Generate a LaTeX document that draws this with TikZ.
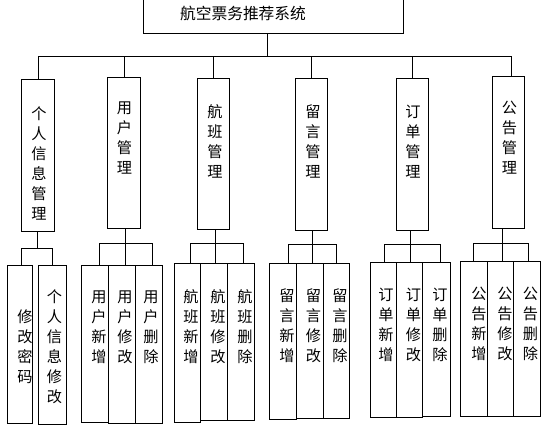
\documentclass[tikz,border=0pt]{standalone}
\usepackage{fontspec}
\setmainfont{Noto Sans CJK SC}
\newdimen\pxu \pxu=0.75pt
\newcommand{\bx}[5]{\node[box, minimum width=#4\pxu, minimum height=#5\pxu] (#1) at (#2,#3) {};}
\begin{document}
\begin{tikzpicture}[x=0.75pt,y=-0.75pt,
  box/.style={draw, line width=0.75pt, inner sep=0pt, anchor=north west},
  txt/.style={inner sep=0pt, anchor=north, align=center, font=\fontsize{11.4pt}{15pt}\selectfont},
  ttl/.style={inner sep=0pt, anchor=north, font=\fontsize{11.8pt}{15pt}\selectfont},
  link/.style={line width=0.75pt}]
\clip (0,0) rectangle (548,425);
% top
\bx{top}{143}{-4}{260}{37}
\node[ttl] (topt) at (243,6) {航空票务推荐系统};
% level 1
\bx{p1}{21}{79}{33}{152}
\bx{u1}{107}{77}{33}{151}
\bx{f1}{197}{78}{32}{151}
\bx{m1}{295}{78}{32}{152}
\bx{o1}{396}{78}{32}{152}
\bx{n1}{492}{76}{32}{152}
\node[txt] (p1t) at (39,106) {个\\人\\信\\息\\管\\理};
\node[txt] (u1t) at (124.5,102) {用\\户\\管\\理};
\node[txt] (f1t) at (215,104) {航\\班\\管\\理};
\node[txt] (m1t) at (313,104) {留\\言\\管\\理};
\node[txt] (o1t) at (413,105) {订\\单\\管\\理};
\node[txt] (n1t) at (509.5,101) {公\\告\\管\\理};
% level 2
\bx{p2a}{7}{265}{25}{158}
\bx{p2b}{38}{265}{28}{159}
\bx{u2a}{81}{265}{27}{157}
\bx{u2b}{108}{265}{27}{158}
\bx{u2c}{135}{265}{27}{158}
\bx{f2a}{174}{263}{26}{159}
\bx{f2b}{200}{263}{27}{157}
\bx{f2c}{227}{263}{27}{157}
\bx{m2a}{269}{263}{27}{156}
\bx{m2b}{296}{263}{27}{155}
\bx{m2c}{323}{263}{26}{155}
\bx{o2a}{370}{262}{26}{155}
\bx{o2b}{396}{262}{26}{155}
\bx{o2c}{422}{262}{28}{154}
\bx{n2a}{460}{261}{27}{155}
\bx{n2b}{487}{261}{26}{155}
\bx{n2c}{513}{261}{27}{155}
\node[txt] (p2at) at (25,309) {修\\改\\密\\码};
\node[txt] (p2bt) at (54.5,289) {个\\人\\信\\息\\修\\改};
\node[txt] (u2at) at (99,291) {用\\户\\新\\增};
\node[txt] (u2bt) at (125,291) {用\\户\\修\\改};
\node[txt] (u2ct) at (151,291) {用\\户\\删\\除};
\node[txt] (f2at) at (191,289) {航\\班\\新\\增};
\node[txt] (f2bt) at (218,289) {航\\班\\修\\改};
\node[txt] (f2ct) at (245,289) {航\\班\\删\\除};
\node[txt] (m2at) at (287,288) {留\\言\\新\\增};
\node[txt] (m2bt) at (313.5,288) {留\\言\\修\\改};
\node[txt] (m2ct) at (340,288) {留\\言\\删\\除};
\node[txt] (o2at) at (386,288) {订\\单\\新\\增};
\node[txt] (o2bt) at (413.5,288) {订\\单\\修\\改};
\node[txt] (o2ct) at (440,288) {订\\单\\删\\除};
\node[txt] (n2at) at (479,287) {公\\告\\新\\增};
\node[txt] (n2bt) at (505,287) {公\\告\\修\\改};
\node[txt] (n2ct) at (530.5,287) {公\\告\\删\\除};
% connectors level 0 -> 1
\coordinate (bus) at (267,56);
\coordinate (nd) at (511,56);
\draw[link] (bus |- top.south) -- (bus);
\draw[link] (p1.north |- bus) -- (nd);
\draw[link] (p1.north |- bus) -- (p1.north);
\draw[link] (u1.north |- bus) -- (u1.north);
\draw[link] (f1.north |- bus) -- (f1.north);
\draw[link] (m1.north |- bus) -- (m1.north);
\draw[link] (o1.north |- bus) -- (o1.north);
\draw[link] (nd) -- (nd |- n1.north);
% personal
\coordinate (pm) at (37,248);
\coordinate (pl) at (21,248);
\coordinate (pr) at (52,248);
\draw[link] (pm |- p1.south) -- (pm);
\draw[link] (pl |- p2a.north) -- (pl) -- (pr) -- (pr |- p2b.north);
% user
\coordinate (um) at (125,243);
\coordinate (ul) at (99,243);
\coordinate (ur) at (152,243);
\draw[link] (um |- u1.south) -- (um |- u2b.north);
\draw[link] (ul |- u2a.north) -- (ul) -- (ur) -- (ur |- u2c.north);
% flight
\coordinate (fm) at (215,243);
\coordinate (fl) at (190,243);
\coordinate (fr) at (243,243);
\draw[link] (fm |- f1.south) -- (fm |- f2b.north);
\draw[link] (fl |- f2a.north) -- (fl) -- (fr) -- (fr |- f2c.north);
% message
\coordinate (mm) at (312,244);
\coordinate (ml) at (288,244);
\coordinate (mr) at (336,244);
\draw[link] (mm |- m1.south) -- (mm |- m2b.north);
\draw[link] (ml |- m2a.north) -- (ml) -- (mr) -- (mr |- m2c.north);
% order
\coordinate (om) at (410,244);
\coordinate (ol) at (384,244);
\coordinate (or) at (440,244);
\draw[link] (om |- o1.south) -- (om |- o2b.north);
\draw[link] (ol |- o2a.north) -- (ol) -- (or) -- (or |- o2c.north);
% notice
\coordinate (nm) at (502,243);
\coordinate (nl) at (473,243);
\coordinate (nr) at (528,243);
\draw[link] (nm |- n1.south) -- (nm |- n2b.north);
\draw[link] (nl |- n2a.north) -- (nl) -- (nr) -- (nr |- n2c.north);
\end{tikzpicture}
\end{document}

========

» Task instructions
Extract the full listing above verbatim; pictures are to be left out of the copy.

» Task output
Generate a LaTeX document that draws this with TikZ.
\documentclass[tikz,border=0pt]{standalone}
\usepackage{fontspec}
\setmainfont{Noto Sans CJK SC}
\newdimen\pxu \pxu=0.75pt
\newcommand{\bx}[5]{\node[box, minimum width=#4\pxu, minimum height=#5\pxu] (#1) at (#2,#3) {};}
\begin{document}
\begin{tikzpicture}[x=0.75pt,y=-0.75pt,
  box/.style={draw, line width=0.75pt, inner sep=0pt, anchor=north west},
  txt/.style={inner sep=0pt, anchor=north, align=center, font=\fontsize{11.4pt}{15pt}\selectfont},
  ttl/.style={inner sep=0pt, anchor=north, font=\fontsize{11.8pt}{15pt}\selectfont},
  link/.style={line width=0.75pt}]
\clip (0,0) rectangle (548,425);
% top
\bx{top}{143}{-4}{260}{37}
\node[ttl] (topt) at (243,6) {航空票务推荐系统};
% level 1
\bx{p1}{21}{79}{33}{152}
\bx{u1}{107}{77}{33}{151}
\bx{f1}{197}{78}{32}{151}
\bx{m1}{295}{78}{32}{152}
\bx{o1}{396}{78}{32}{152}
\bx{n1}{492}{76}{32}{152}
\node[txt] (p1t) at (39,106) {个\\人\\信\\息\\管\\理};
\node[txt] (u1t) at (124.5,102) {用\\户\\管\\理};
\node[txt] (f1t) at (215,104) {航\\班\\管\\理};
\node[txt] (m1t) at (313,104) {留\\言\\管\\理};
\node[txt] (o1t) at (413,105) {订\\单\\管\\理};
\node[txt] (n1t) at (509.5,101) {公\\告\\管\\理};
% level 2
\bx{p2a}{7}{265}{25}{158}
\bx{p2b}{38}{265}{28}{159}
\bx{u2a}{81}{265}{27}{157}
\bx{u2b}{108}{265}{27}{158}
\bx{u2c}{135}{265}{27}{158}
\bx{f2a}{174}{263}{26}{159}
\bx{f2b}{200}{263}{27}{157}
\bx{f2c}{227}{263}{27}{157}
\bx{m2a}{269}{263}{27}{156}
\bx{m2b}{296}{263}{27}{155}
\bx{m2c}{323}{263}{26}{155}
\bx{o2a}{370}{262}{26}{155}
\bx{o2b}{396}{262}{26}{155}
\bx{o2c}{422}{262}{28}{154}
\bx{n2a}{460}{261}{27}{155}
\bx{n2b}{487}{261}{26}{155}
\bx{n2c}{513}{261}{27}{155}
\node[txt] (p2at) at (25,309) {修\\改\\密\\码};
\node[txt] (p2bt) at (54.5,289) {个\\人\\信\\息\\修\\改};
\node[txt] (u2at) at (99,291) {用\\户\\新\\增};
\node[txt] (u2bt) at (125,291) {用\\户\\修\\改};
\node[txt] (u2ct) at (151,291) {用\\户\\删\\除};
\node[txt] (f2at) at (191,289) {航\\班\\新\\增};
\node[txt] (f2bt) at (218,289) {航\\班\\修\\改};
\node[txt] (f2ct) at (245,289) {航\\班\\删\\除};
\node[txt] (m2at) at (287,288) {留\\言\\新\\增};
\node[txt] (m2bt) at (313.5,288) {留\\言\\修\\改};
\node[txt] (m2ct) at (340,288) {留\\言\\删\\除};
\node[txt] (o2at) at (386,288) {订\\单\\新\\增};
\node[txt] (o2bt) at (413.5,288) {订\\单\\修\\改};
\node[txt] (o2ct) at (440,288) {订\\单\\删\\除};
\node[txt] (n2at) at (479,287) {公\\告\\新\\增};
\node[txt] (n2bt) at (505,287) {公\\告\\修\\改};
\node[txt] (n2ct) at (530.5,287) {公\\告\\删\\除};
% connectors level 0 -> 1
\coordinate (bus) at (267,56);
\coordinate (nd) at (511,56);
\draw[link] (bus |- top.south) -- (bus);
\draw[link] (p1.north |- bus) -- (nd);
\draw[link] (p1.north |- bus) -- (p1.north);
\draw[link] (u1.north |- bus) -- (u1.north);
\draw[link] (f1.north |- bus) -- (f1.north);
\draw[link] (m1.north |- bus) -- (m1.north);
\draw[link] (o1.north |- bus) -- (o1.north);
\draw[link] (nd) -- (nd |- n1.north);
% personal
\coordinate (pm) at (37,248);
\coordinate (pl) at (21,248);
\coordinate (pr) at (52,248);
\draw[link] (pm |- p1.south) -- (pm);
\draw[link] (pl |- p2a.north) -- (pl) -- (pr) -- (pr |- p2b.north);
% user
\coordinate (um) at (125,243);
\coordinate (ul) at (99,243);
\coordinate (ur) at (152,243);
\draw[link] (um |- u1.south) -- (um |- u2b.north);
\draw[link] (ul |- u2a.north) -- (ul) -- (ur) -- (ur |- u2c.north);
% flight
\coordinate (fm) at (215,243);
\coordinate (fl) at (190,243);
\coordinate (fr) at (243,243);
\draw[link] (fm |- f1.south) -- (fm |- f2b.north);
\draw[link] (fl |- f2a.north) -- (fl) -- (fr) -- (fr |- f2c.north);
% message
\coordinate (mm) at (312,244);
\coordinate (ml) at (288,244);
\coordinate (mr) at (336,244);
\draw[link] (mm |- m1.south) -- (mm |- m2b.north);
\draw[link] (ml |- m2a.north) -- (ml) -- (mr) -- (mr |- m2c.north);
% order
\coordinate (om) at (410,244);
\coordinate (ol) at (384,244);
\coordinate (or) at (440,244);
\draw[link] (om |- o1.south) -- (om |- o2b.north);
\draw[link] (ol |- o2a.north) -- (ol) -- (or) -- (or |- o2c.north);
% notice
\coordinate (nm) at (502,243);
\coordinate (nl) at (473,243);
\coordinate (nr) at (528,243);
\draw[link] (nm |- n1.south) -- (nm |- n2b.north);
\draw[link] (nl |- n2a.north) -- (nl) -- (nr) -- (nr |- n2c.north);
\end{tikzpicture}
\end{document}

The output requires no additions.